Life in North Korea's secret gulag is getting some overdue attention, however. In April, the United Nations Commission on Human Rights for the first time condemned Pyongyang for "systemic, widespread and grave" rights violations. A watchdog group, the U.S. Committee for Human Rights in North Korea, is planning to highlight the abuses in an extensive report this summer, and the U.S. Senate held hearings this month that touched on the gulag. The Bush administration is also focusing on the camps--and uncovering new detail about their surprising scope. Despite North Korea's denials, says a senior State Department official privy to intelligence, "there's lots of proof."

Depraved. Early in the Bush administration, a U.S. spy satellite was assigned to shoot high-resolution pictures from space of one camp in mountainous northeastern North Korea. At first, officials were mystified: Where were the camp's fences? They repeatedly ordered the satellite to expand the frame of its pictures. Finally, a senior administration official tells U.S. News, the perimeter was located, revealing a camp larger in size than the District of Columbia, with clusters of buildings that look like villages. "If you look at a map of North Korea, it would not be just a dot on the map. It's a perceptible portion of the map," says the official. "There's a general lack of understanding of how depraved the human-rights situation in North Korea is," the official says, predicting that "the horrors that will come out" will rival those of Cambodia in the 1970s.

The camps have also grabbed the attention of President Bush--and seem to have buttressed his instinct for a hard-line response to North Korea's nuclear cheating. In an interview with Bob Woodward for his book Bush at War, the president vented an unusually visceral reaction toward North Korea's all-powerful leader. "I loathe Kim Jong Il!" he shouted, leaning forward in his chair. "I have seen intelligence of these prison camps--they're huge--that he uses to break up families, and to torture people." Bush's moral revulsion isn't a passing mood. It has come up as well in private conversation with Brownback. "I think it's why the president is after Kim Jong Il: It's how he [Kim] treats his own people," Brownback tells U.S. News. "It really galls him."

And yet, stories from the North Korean gulag receive surprisingly little attention in South Korea and elsewhere. Investigations by human-rights groups have been hobbled by the relative lack of witnesses and the barriers to corroborating reports of abuses. Of all the people who have been confined in or worked at the camps, only about 10 are known to have escaped the North and told their stories. And human-rights monitors, along with many South Koreans, feel burned by the manipulation of past reports on North Korea by South Korean intelligence.

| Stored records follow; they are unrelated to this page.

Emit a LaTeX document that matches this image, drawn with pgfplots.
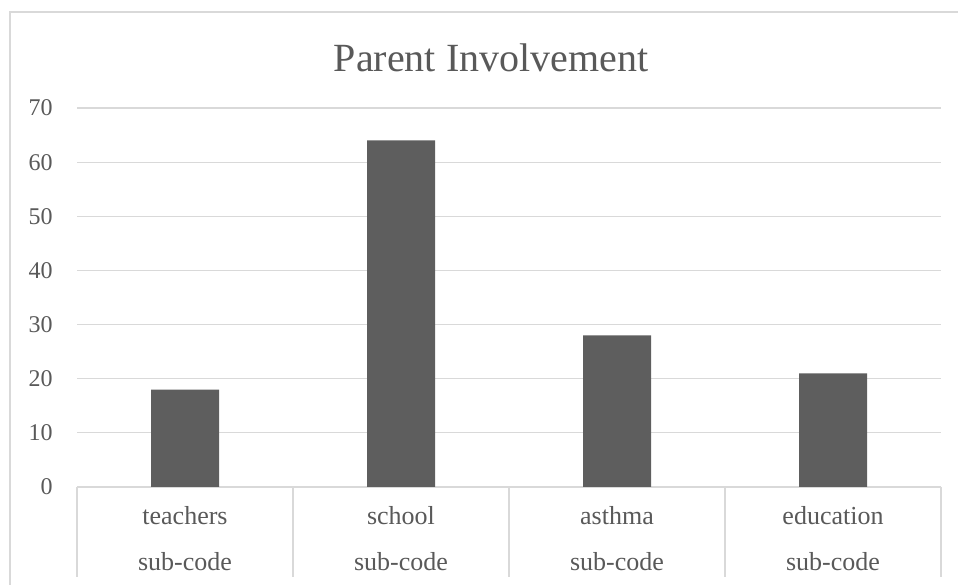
\documentclass[border=0pt]{standalone}
\usepackage{pgfplots}
\pgfplotsset{compat=1.18}
\usepackage{fontspec}
\setmainfont{Liberation Serif}
\definecolor{txt}{HTML}{595959}
\definecolor{grd}{HTML}{D9D9D9}
\definecolor{barc}{HTML}{5E5E5E}
\begin{document}
\begin{tikzpicture}
\useasboundingbox (0,0) rectangle (718.5pt,438.75pt);
\draw[grd, line width=1pt] (7.5pt,-20pt) rectangle (740pt,429.75pt);
\node[anchor=base, text=txt, font=\fontsize{30}{36}\selectfont, inner sep=0pt] at (368.25pt,384.75pt) {Parent Involvement};
\begin{axis}[
 at={(57.75pt,73.5pt)}, anchor=south west,
 scale only axis, width=648pt, height=284.25pt,
 xmin=-0.5, xmax=3.5, ymin=0, ymax=70,
 ytick={0,10,...,70},
 xtick=\empty,
 ymajorgrids, grid style={grd, line width=0.9pt},
 axis line style={draw=none},
 major tick length=0pt,
 yticklabel style={text=txt, font=\fontsize{18}{22}\selectfont, inner sep=0pt, xshift=-18pt},
 /pgf/number format/assume math mode=true,
 clip=false,
 ybar, bar width=51pt,
]
\addplot[fill=barc, draw=none] coordinates {(0,18) (1,64) (2,28) (3,21)};
\pgfplotsinvokeforeach{-0.5,0.5,1.5,2.5,3.5}{
  \draw[grd, line width=0.9pt] (axis cs:#1,0) -- ++(0pt,-67.5pt);
}
\pgfplotsinvokeforeach{0,1,2,3}{
  \node[anchor=base, text=txt, font=\fontsize{19.5}{23}\selectfont, inner sep=0pt] at ([yshift=-28.5pt]axis cs:#1,0) {\ifcase#1 teachers\or school\or asthma\or education\fi};
  \node[anchor=base, text=txt, font=\fontsize{19.5}{23}\selectfont, inner sep=0pt] at ([yshift=-63pt]axis cs:#1,0) {sub-code};
}
\end{axis}
\end{tikzpicture}
\end{document}
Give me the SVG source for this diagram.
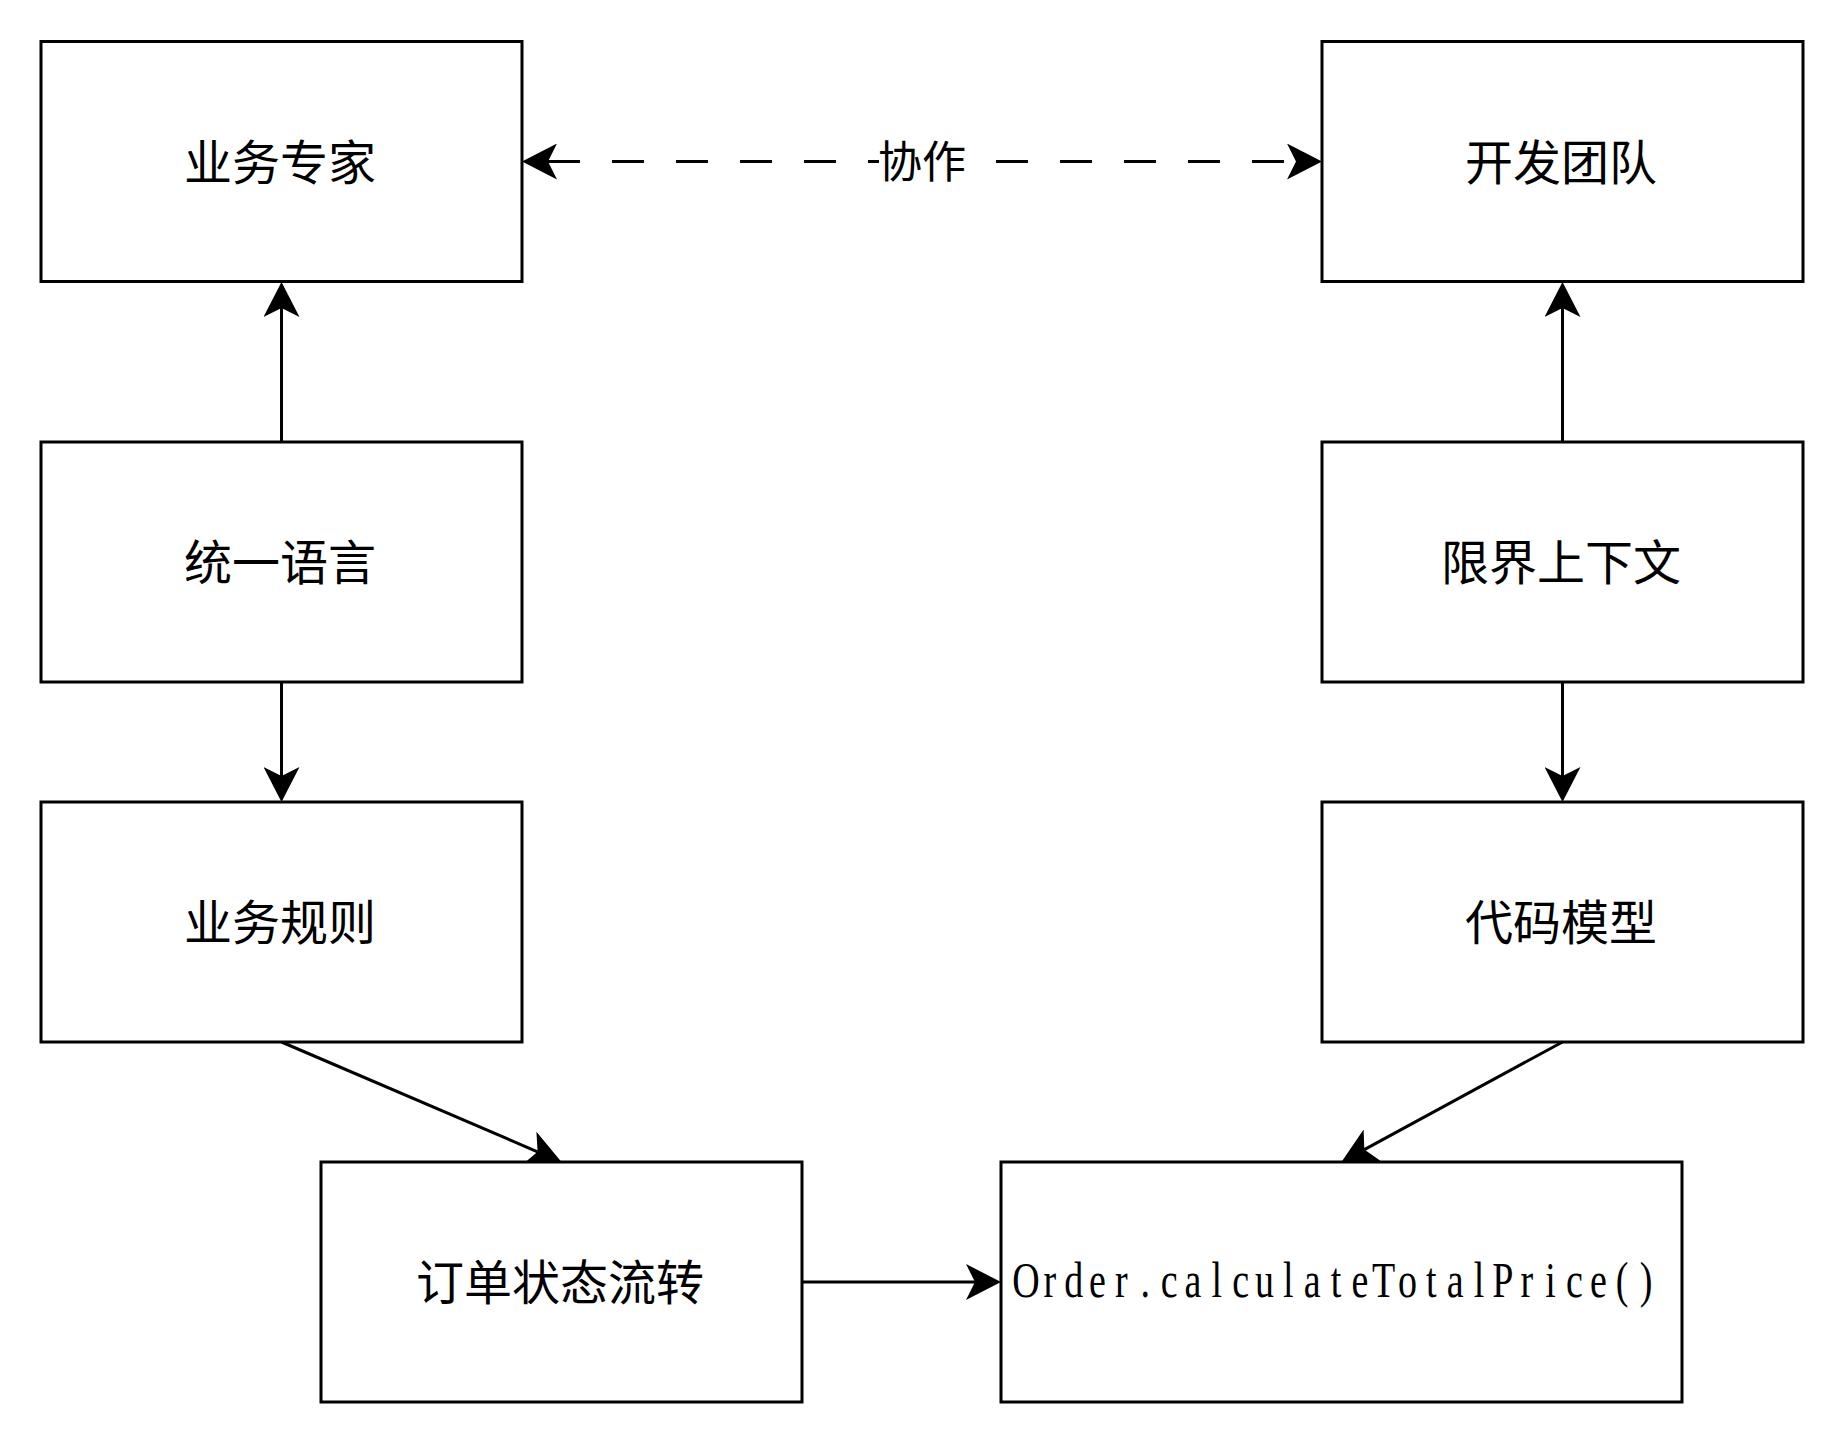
<svg xmlns="http://www.w3.org/2000/svg" width="1844" height="1444" viewBox="0 0 1844 1444">
<style>
.box{fill:#fff;stroke:#000;stroke-width:3}
.lbl{font-family:"Noto Sans CJK SC",sans-serif;font-size:48px;fill:#000;text-anchor:middle}
.edge{stroke:#000;stroke-width:3;fill:none}
.code{font-family:"Liberation Serif",serif;font-size:50px;fill:#000;text-anchor:middle}
</style>
<defs>
<marker id="arr" viewBox="0 0 35 36" refX="9" refY="18" markerWidth="35" markerHeight="36" markerUnits="userSpaceOnUse" orient="auto-start-reverse">
<path d="M0,0 L35,18 L0,36 L9,18 Z" fill="#000" stroke="none"/>
</marker>
</defs>
<rect width="1844" height="1444" fill="#fff"/>
<g id="connectors">
<line class="edge" x1="281.5" y1="442" x2="281.5" y2="308" marker-end="url(#arr)"/>
<line class="edge" x1="281.5" y1="682" x2="281.5" y2="776" marker-end="url(#arr)"/>
<line class="edge" x1="1562.5" y1="442" x2="1562.5" y2="308" marker-end="url(#arr)"/>
<line class="edge" x1="1562.5" y1="682" x2="1562.5" y2="776" marker-end="url(#arr)"/>
<line class="edge" x1="281.5" y1="1042" x2="537.6" y2="1151.8" marker-end="url(#arr)"/>
<line class="edge" x1="1562.5" y1="1042" x2="1364.3" y2="1149.6" marker-end="url(#arr)"/>
<line class="edge" x1="802" y1="1282" x2="975" y2="1282" marker-end="url(#arr)"/>
<g id="collab">
<line class="edge" x1="548" y1="161.5" x2="1296" y2="161.5" stroke-dasharray="32 32" marker-start="url(#arr)" marker-end="url(#arr)"/>
<rect x="879" y="138" width="87" height="48" fill="#fff"/>
<text x="922" y="178" class="lbl" style="font-size:44px">协作</text>
</g>
</g>
<g id="n1"><rect class="box" x="41" y="41.5" width="481" height="240"/><text class="lbl" x="280" y="179.5">业务专家</text></g>
<g id="n2"><rect class="box" x="1322" y="41.5" width="481" height="240"/><text class="lbl" x="1561" y="179.5">开发团队</text></g>
<g id="n3"><rect class="box" x="41" y="442" width="481" height="240"/><text class="lbl" x="280" y="580">统一语言</text></g>
<g id="n4"><rect class="box" x="1322" y="442" width="481" height="240"/><text class="lbl" x="1561" y="580">限界上下文</text></g>
<g id="n5"><rect class="box" x="41" y="802" width="481" height="240"/><text class="lbl" x="280" y="940">业务规则</text></g>
<g id="n6"><rect class="box" x="1322" y="802" width="481" height="240"/><text class="lbl" x="1561" y="940">代码模型</text></g>
<g id="n7"><rect class="box" x="321" y="1162" width="481" height="240"/><text class="lbl" x="560" y="1300">订单状态流转</text></g>
<g id="n8"><rect class="box" x="1001" y="1162" width="681" height="240"/>
<g transform="translate(1336,1297) scale(0.76,1)"><text class="code" x="-407.94 -376.56 -345.18 -313.8 -282.42 -251.04 -219.66 -188.28 -156.9 -125.52 -94.14 -62.76 -31.38 0 31.38 62.76 94.14 125.52 156.9 188.28 219.66 251.04 282.42 313.8 345.18 376.56 407.94" y="0">Order.calculateTotalPrice()</text></g>
</g>
</svg>
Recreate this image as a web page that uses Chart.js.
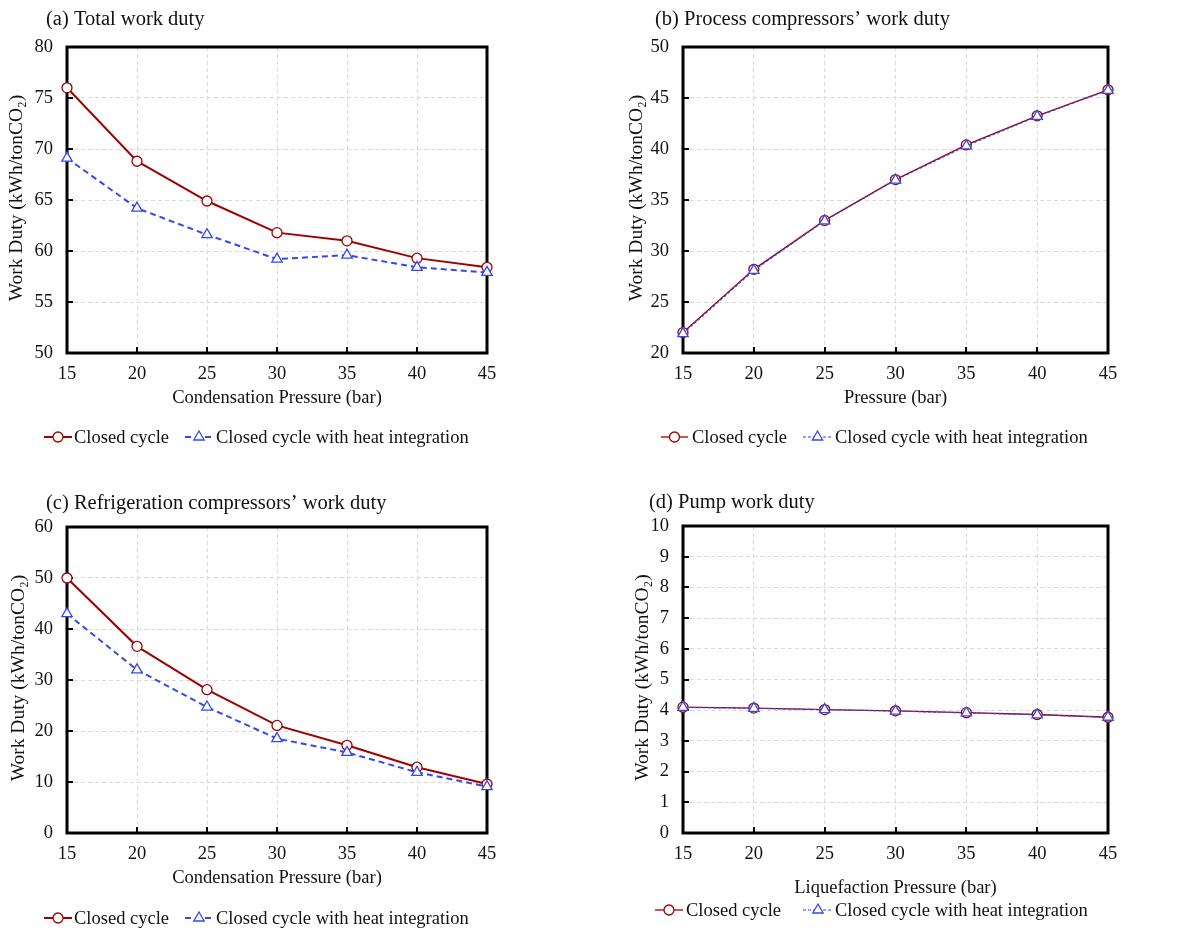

The South Korean government has also turned the spotlight away from the North Korean gulag. The South's "sunshine policy" of reaching out to the North seeks to avoid confrontation with Kim Jong Il in favor of encouraging Pyongyang to open up to the world. When then South Korean President Kim Dae Jung flew to Pyongyang in 2000 for a groundbreaking summit with Kim Jong Il, the onetime political prisoner and later Nobel Peace Prize winner didn't say a word to the North Korean dictator about human rights. South Korea's new president, former human-rights lawyer Roh Moo Hyun, accepts that logic. The thinking, say aides, is that the North might cancel talks on nuclear and other issues if challenged on its political prisons. "This is not the right time to press upon Kim Jong Il," says Yoo Jay Kun, a legislator who has advised Roh. "The sunshine policy will provide a harvest later on."